The Visual Arts program at Winston Prep generates creativity in students by offering them a variety of art materials to explore. The strength of the art program comes from the Winston philosophy that values each student as an individual with their own unique style of expression. Guidance from art professionals makes it possible for students to discover their chosen mediums and develop their skills through hands-on problem solving. The physicality of making art and the discussion of art history are vehicles for expressing and expanding students’ visual intelligence. The core of the art program is the mastery of both the materials and a discipline that requires hard work and courage to express a student’s unique voice. When students reap the benefits of their hard work, they are left with a lasting experience of real success that helps to foster self-confidence. This confidence helps prepare them for what life has to offer.
With New York City as our backdrop, students are able to take advantage of what the city has to offer. Students are able to visit local galleries in Chelsea as well as The Museum of Modern Art and the Rubin Museum, to name a few. Art History is an important way for students to understand where they fit into the continuum of time and the possibilities for their future.
Art is an integral part of student life at Winston. Student artwork is displayed prominently throughout the school so that students feel appreciated and celebrated for their talents and abilities. The year culminates in an art exhibit of student work that brings the entire community together for a night of music and art.
Winston Prep prepares the students interested in art for art school and careers in the arts. Art assignments and after-school programs help students develop their art portfolios for college. Some of the students who have graduated from Winston Prep have gone on to art schools such as Pratt, School of Visual Arts, Savannah College of Art and Design, Cooper Union, and Fashion Institute of Technology.
The Drama Program that has been developing at WPS over the past two years places an emphasis on drama in education as well as training students in the performing arts. Theater is used as a lens through which students can learn, observe, engage and interpret both life and literature. Within the program there is also an emphasis on choosing plays that are adapted from novels in order to increase the students’ exposure to literature. The strength of the drama program lies in the building of the students’ skills throughout the entire production process. This applies not only to the performers, but to the crew members as well. The skills targeted within the program are critical thinking, language development, listening, and comprehension, learning retention, commitment and community building. The intention of the program is that it be all inclusive, meaning that all students are welcome to participate regardless of their physical or learning differences and that the process of the production will be adapted to best suit the individual needs of the student.
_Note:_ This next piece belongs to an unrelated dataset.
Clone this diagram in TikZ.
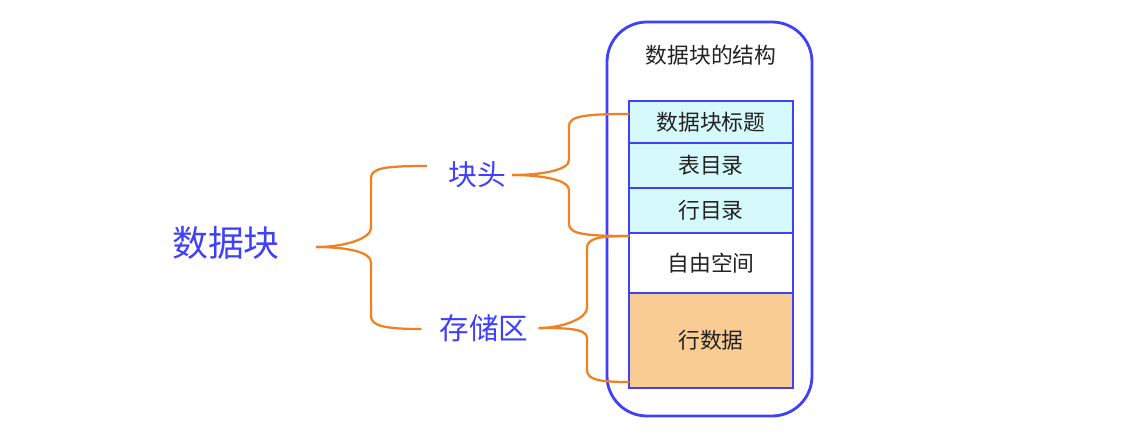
\documentclass[tikz,border=0pt]{standalone}
\usepackage{fontspec}
\newfontfamily\cjk{Noto Sans CJK SC}
\usetikzlibrary{positioning}
\definecolor{lblue}{RGB}{64,64,250}
\definecolor{brorange}{RGB}{240,128,32}
\definecolor{lcyan}{RGB}{214,250,252}
\definecolor{lorange}{RGB}{249,204,148}
\definecolor{dtext}{RGB}{34,34,34}
\tikzset{
  lbl/.style={font=\cjk, text=lblue, inner sep=0pt},
  row/.style={draw=lblue, line width=2pt, outer sep=0pt, minimum width=164*0.025cm, inner sep=0pt, font=\cjk\fontsize{15.5}{18}\selectfont, text=dtext},
  brace/.style={draw=brorange, line width=1.6pt, line join=round}
}
\begin{document}
\begin{tikzpicture}[x=0.025cm, y=-0.025cm]
  \useasboundingbox (0,0) rectangle (1139,434);
  % outer frame of the block structure
  \draw[lblue, line width=2pt, rounded corners=40*0.025cm] (607,22) rectangle (812,416);
  \node[font=\cjk\fontsize{15.5}{18}\selectfont, text=dtext] (title) at (711,55) {数据块的结构};
  % rows of the block, top to bottom
  \node[row, fill=lcyan, minimum height=42*0.025cm] (hdr) at (711,122) {数据块标题};
  \node[row, fill=lcyan, minimum height=45*0.025cm, below=0pt of hdr] (tbl) {表目录};
  \node[row, fill=lcyan, minimum height=45*0.025cm, below=0pt of tbl] (rowdir) {行目录};
  \node[row, fill=white, minimum height=60*0.025cm, below=0pt of rowdir] (free) {自由空间};
  \node[row, fill=lorange, minimum height=95*0.025cm, below=0pt of free] (rowdata) {行数据};
  % labels on the left
  \node[lbl, font=\cjk\fontsize{25.5}{30}\selectfont] (blk) at (226,243) {数据块};
  \node[lbl, font=\cjk\fontsize{20.5}{24}\selectfont] (head) at (477,175) {块头};
  \node[lbl, font=\cjk\fontsize{21}{25}\selectfont] (store) at (484,328) {存储区};
  % brace: block -> header / storage
  \coordinate (b1t) at ([xshift=-21*0.025cm]head.west |- 0,166);
  \coordinate (b1b) at ([xshift=-18*0.025cm]store.west |- 0,329);
  \draw[brace] (blk.east) ++(36,4) coordinate (b1c)
    .. controls +(30,0) and (371,252) .. (371,262) -- (371,316)
    .. controls (371,326) and (385,329) .. (b1b);
  \draw[brace] (b1c) .. controls +(30,0) and (371,238) .. (371,228) -- (371,178)
    .. controls (371,168) and (385,166) .. (b1t);
  % brace: header -> first three rows
  \coordinate (b2t) at ([yshift=8*0.025cm]hdr.west);
  \coordinate (b2b) at ([yshift=-3*0.025cm]rowdir.south west);
  \draw[brace] ([xshift=6*0.025cm]head.east) coordinate (b2c)
    .. controls +(30,0) and (569,170) .. (569,160) -- (569,126)
    .. controls (569,116) and (585,114) .. (b2t);
  \draw[brace] (b2c) .. controls +(30,0) and (569,180) .. (569,190) -- (569,224)
    .. controls (569,234) and (585,236) .. (b2b);
  % brace: storage -> free space and row data
  \coordinate (b3b) at ([yshift=6*0.025cm]rowdata.south west);
  \draw[brace] ([xshift=10*0.025cm]store.east) coordinate (b3c)
    .. controls +(25,0) and (587,318) .. (587,308) -- (587,248)
    .. controls (587,238) and (600,236) .. (b2b);
  \draw[brace] (b3c) .. controls +(25,0) and (587,328) .. (587,338) -- (587,370)
    .. controls (587,380) and (600,382) .. (b3b);
\end{tikzpicture}
\end{document}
Ink’d Literary Magazine demonstrates the many creative writing opportunities at Winston, both in the classroom and after school. The literary magazine is a project run and produced collectively. The production of the journal incorporates the ideas and feedback of a variety of students whose aim is to be part of creating a tangible manifestation of their efforts. Students are empowered to plan the structure and themes of the journal, as well as to solicit, write, edit, and promote stories and poems that will be included. Ink’d is a space for students to take part in assembling their writing and ideas; as well, it is a celebration of the breadth of stylistic and imaginative accomplishments of the Winston Prep student body. Pedagogically speaking, the act of writing effectively requires and denotes a multi-step cognitive process that involves conceptual analysis, planning, organizing, and execution. The writing found in Ink’d is reflective of the Winston Prep student body’s application of those skills. It is also reflective of the differentiated literacy instruction at Winston, as students have been taught to write in numerous real-world applicable genres and given the creative choice to settle on the one that best allows them to express their unique perspectives. The creation and distribution of Ink’d allow opportunity for a community discussion of student writing that focuses on the competence in our midst.